_Your instructions:_
Omit every picture, and retype the lines that run from the beginning of the data below through the line containing "(0,0) rectangle (1568,860);", inclusive.

_Raw data:_
####################
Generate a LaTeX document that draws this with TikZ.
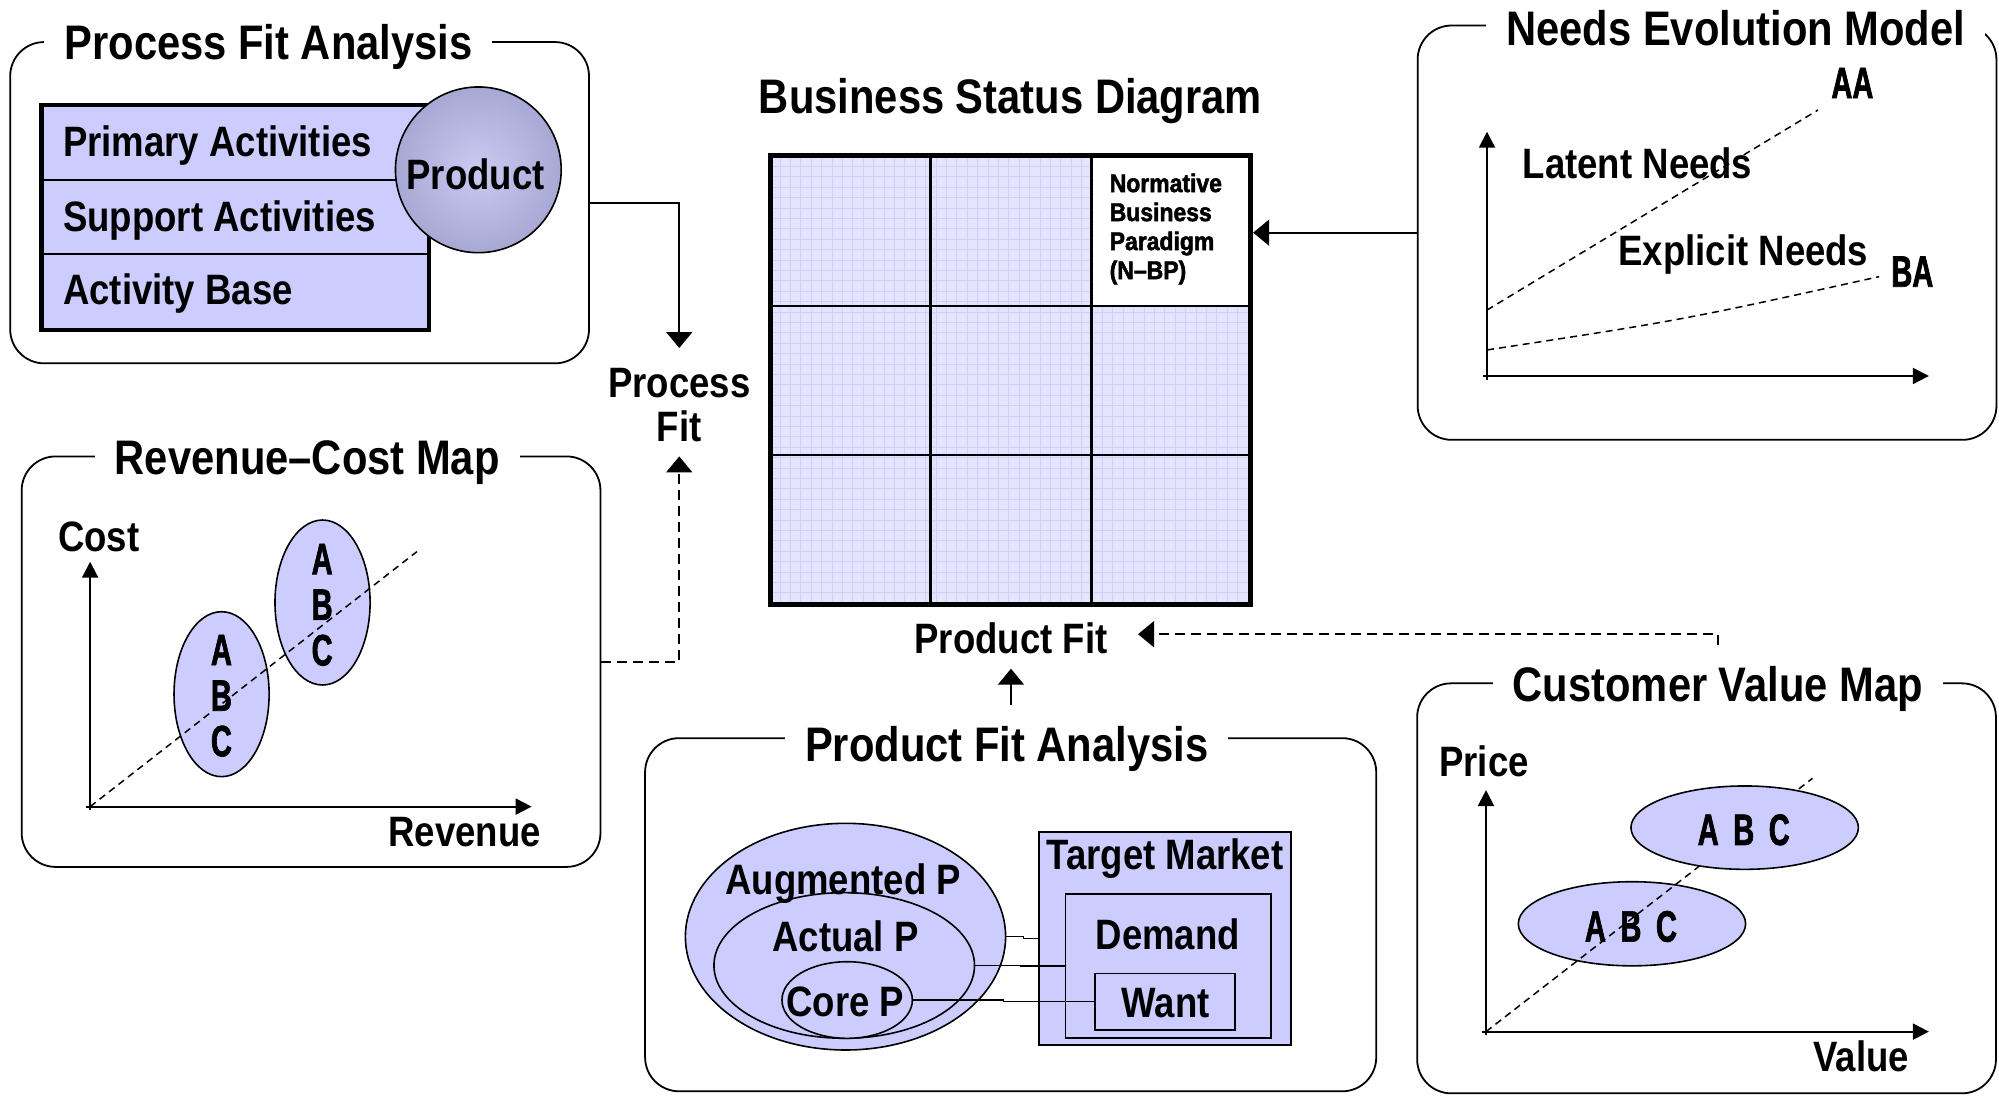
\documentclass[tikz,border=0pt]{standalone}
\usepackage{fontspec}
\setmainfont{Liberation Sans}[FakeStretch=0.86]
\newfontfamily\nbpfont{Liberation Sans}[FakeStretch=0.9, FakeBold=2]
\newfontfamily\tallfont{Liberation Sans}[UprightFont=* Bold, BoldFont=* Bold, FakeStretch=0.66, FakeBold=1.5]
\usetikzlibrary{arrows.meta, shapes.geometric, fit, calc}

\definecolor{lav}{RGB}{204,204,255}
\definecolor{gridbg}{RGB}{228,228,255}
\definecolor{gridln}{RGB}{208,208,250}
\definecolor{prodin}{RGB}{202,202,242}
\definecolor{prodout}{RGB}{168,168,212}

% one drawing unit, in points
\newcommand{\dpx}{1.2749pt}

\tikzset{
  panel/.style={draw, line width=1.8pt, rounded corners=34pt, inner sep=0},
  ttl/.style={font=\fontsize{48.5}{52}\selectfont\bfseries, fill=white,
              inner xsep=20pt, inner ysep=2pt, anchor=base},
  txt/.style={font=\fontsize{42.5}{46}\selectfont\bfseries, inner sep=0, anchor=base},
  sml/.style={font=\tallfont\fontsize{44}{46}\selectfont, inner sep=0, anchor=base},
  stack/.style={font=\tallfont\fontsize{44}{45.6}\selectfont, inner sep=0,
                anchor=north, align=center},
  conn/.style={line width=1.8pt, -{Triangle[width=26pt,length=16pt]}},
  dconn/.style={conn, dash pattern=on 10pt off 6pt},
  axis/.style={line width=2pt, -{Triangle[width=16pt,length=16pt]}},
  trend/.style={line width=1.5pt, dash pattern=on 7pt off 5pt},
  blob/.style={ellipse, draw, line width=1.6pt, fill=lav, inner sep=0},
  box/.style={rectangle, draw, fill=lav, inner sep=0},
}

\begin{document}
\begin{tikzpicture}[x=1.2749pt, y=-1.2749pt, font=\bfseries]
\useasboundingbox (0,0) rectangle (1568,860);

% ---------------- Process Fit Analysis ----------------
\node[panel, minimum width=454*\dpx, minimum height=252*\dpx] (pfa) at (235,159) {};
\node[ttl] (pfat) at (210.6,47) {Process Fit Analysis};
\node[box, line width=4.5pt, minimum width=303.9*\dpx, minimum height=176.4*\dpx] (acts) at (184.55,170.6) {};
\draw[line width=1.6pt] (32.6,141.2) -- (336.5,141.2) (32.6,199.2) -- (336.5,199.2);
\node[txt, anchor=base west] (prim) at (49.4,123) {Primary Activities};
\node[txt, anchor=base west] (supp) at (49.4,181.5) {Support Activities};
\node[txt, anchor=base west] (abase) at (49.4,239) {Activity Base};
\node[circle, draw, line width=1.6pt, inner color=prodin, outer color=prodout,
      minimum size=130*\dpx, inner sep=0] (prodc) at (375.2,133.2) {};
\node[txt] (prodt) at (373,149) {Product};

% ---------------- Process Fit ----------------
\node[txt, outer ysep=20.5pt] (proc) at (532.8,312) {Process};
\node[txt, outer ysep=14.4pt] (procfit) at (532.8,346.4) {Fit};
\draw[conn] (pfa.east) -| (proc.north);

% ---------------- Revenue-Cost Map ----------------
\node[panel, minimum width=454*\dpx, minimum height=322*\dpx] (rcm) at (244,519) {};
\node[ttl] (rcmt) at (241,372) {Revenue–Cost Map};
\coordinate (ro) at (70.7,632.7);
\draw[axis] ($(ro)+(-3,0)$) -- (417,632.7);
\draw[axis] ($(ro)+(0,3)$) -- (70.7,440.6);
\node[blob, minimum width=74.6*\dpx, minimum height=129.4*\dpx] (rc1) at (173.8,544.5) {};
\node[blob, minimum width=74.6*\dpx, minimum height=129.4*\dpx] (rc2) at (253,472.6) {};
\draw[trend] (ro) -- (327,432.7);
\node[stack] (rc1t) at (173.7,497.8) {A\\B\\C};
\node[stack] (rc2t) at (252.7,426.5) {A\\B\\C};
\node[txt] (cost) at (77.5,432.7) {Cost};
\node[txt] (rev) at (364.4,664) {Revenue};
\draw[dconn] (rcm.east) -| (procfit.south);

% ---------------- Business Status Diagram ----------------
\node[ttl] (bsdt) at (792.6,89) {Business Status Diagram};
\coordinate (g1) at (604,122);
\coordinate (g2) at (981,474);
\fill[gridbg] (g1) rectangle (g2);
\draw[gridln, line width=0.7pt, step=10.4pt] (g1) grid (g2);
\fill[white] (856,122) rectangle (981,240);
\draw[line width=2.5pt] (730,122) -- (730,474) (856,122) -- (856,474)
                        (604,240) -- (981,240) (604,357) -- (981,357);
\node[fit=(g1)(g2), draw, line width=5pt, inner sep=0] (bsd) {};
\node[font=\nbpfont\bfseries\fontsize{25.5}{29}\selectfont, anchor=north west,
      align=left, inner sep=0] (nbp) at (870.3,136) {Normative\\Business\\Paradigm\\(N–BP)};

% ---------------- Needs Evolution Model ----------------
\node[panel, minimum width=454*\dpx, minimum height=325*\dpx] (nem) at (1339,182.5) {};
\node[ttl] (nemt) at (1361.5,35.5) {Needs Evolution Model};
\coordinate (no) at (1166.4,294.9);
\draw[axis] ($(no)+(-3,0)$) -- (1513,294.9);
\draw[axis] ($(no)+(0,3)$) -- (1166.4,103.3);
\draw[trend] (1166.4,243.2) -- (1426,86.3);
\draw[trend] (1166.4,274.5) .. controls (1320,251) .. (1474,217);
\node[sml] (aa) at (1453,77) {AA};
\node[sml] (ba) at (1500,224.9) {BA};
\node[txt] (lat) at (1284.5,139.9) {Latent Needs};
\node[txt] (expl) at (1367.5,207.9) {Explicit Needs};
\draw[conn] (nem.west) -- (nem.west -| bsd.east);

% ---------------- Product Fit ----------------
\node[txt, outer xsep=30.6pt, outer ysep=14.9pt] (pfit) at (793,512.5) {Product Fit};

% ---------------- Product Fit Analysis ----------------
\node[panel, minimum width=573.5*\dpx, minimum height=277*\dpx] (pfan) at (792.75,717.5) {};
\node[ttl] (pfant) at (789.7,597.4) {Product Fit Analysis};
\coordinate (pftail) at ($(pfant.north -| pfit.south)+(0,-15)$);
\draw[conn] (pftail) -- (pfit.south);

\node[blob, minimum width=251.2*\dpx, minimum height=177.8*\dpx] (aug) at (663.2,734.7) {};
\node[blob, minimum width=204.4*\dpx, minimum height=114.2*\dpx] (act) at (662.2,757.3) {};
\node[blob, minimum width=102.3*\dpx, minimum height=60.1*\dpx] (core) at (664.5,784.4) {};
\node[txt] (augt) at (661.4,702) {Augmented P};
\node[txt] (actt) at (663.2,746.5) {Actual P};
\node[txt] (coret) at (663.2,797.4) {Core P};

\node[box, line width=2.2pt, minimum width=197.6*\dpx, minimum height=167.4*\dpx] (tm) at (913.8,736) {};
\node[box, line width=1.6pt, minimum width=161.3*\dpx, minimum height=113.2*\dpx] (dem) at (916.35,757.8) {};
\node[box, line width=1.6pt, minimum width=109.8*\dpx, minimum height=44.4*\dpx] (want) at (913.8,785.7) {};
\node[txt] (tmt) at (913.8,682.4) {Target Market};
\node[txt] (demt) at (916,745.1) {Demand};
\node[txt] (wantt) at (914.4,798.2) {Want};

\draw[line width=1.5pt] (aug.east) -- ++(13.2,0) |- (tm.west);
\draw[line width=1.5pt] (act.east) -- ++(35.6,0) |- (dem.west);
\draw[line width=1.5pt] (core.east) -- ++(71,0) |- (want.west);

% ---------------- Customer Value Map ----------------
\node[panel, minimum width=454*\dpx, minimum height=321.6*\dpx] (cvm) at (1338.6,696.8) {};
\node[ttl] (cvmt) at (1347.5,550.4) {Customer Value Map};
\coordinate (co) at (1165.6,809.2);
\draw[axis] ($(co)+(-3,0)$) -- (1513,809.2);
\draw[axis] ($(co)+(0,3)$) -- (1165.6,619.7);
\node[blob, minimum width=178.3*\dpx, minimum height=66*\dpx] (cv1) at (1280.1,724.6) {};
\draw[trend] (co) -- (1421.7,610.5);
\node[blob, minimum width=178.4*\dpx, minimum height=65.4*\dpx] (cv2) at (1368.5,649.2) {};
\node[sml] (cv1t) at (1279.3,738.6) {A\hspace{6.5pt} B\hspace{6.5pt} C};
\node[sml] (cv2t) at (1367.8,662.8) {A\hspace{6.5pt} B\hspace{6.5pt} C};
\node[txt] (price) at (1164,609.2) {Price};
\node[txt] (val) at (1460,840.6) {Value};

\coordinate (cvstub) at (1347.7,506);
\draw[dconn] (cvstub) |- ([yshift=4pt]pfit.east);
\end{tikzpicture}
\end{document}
####################
_In response:_
Generate a LaTeX document that draws this with TikZ.
\documentclass[tikz,border=0pt]{standalone}
\usepackage{fontspec}
\setmainfont{Liberation Sans}[FakeStretch=0.86]
\newfontfamily\nbpfont{Liberation Sans}[FakeStretch=0.9, FakeBold=2]
\newfontfamily\tallfont{Liberation Sans}[UprightFont=* Bold, BoldFont=* Bold, FakeStretch=0.66, FakeBold=1.5]
\usetikzlibrary{arrows.meta, shapes.geometric, fit, calc}

\definecolor{lav}{RGB}{204,204,255}
\definecolor{gridbg}{RGB}{228,228,255}
\definecolor{gridln}{RGB}{208,208,250}
\definecolor{prodin}{RGB}{202,202,242}
\definecolor{prodout}{RGB}{168,168,212}

% one drawing unit, in points
\newcommand{\dpx}{1.2749pt}

\tikzset{
  panel/.style={draw, line width=1.8pt, rounded corners=34pt, inner sep=0},
  ttl/.style={font=\fontsize{48.5}{52}\selectfont\bfseries, fill=white,
              inner xsep=20pt, inner ysep=2pt, anchor=base},
  txt/.style={font=\fontsize{42.5}{46}\selectfont\bfseries, inner sep=0, anchor=base},
  sml/.style={font=\tallfont\fontsize{44}{46}\selectfont, inner sep=0, anchor=base},
  stack/.style={font=\tallfont\fontsize{44}{45.6}\selectfont, inner sep=0,
                anchor=north, align=center},
  conn/.style={line width=1.8pt, -{Triangle[width=26pt,length=16pt]}},
  dconn/.style={conn, dash pattern=on 10pt off 6pt},
  axis/.style={line width=2pt, -{Triangle[width=16pt,length=16pt]}},
  trend/.style={line width=1.5pt, dash pattern=on 7pt off 5pt},
  blob/.style={ellipse, draw, line width=1.6pt, fill=lav, inner sep=0},
  box/.style={rectangle, draw, fill=lav, inner sep=0},
}

\begin{document}
\begin{tikzpicture}[x=1.2749pt, y=-1.2749pt, font=\bfseries]
\useasboundingbox (0,0) rectangle (1568,860);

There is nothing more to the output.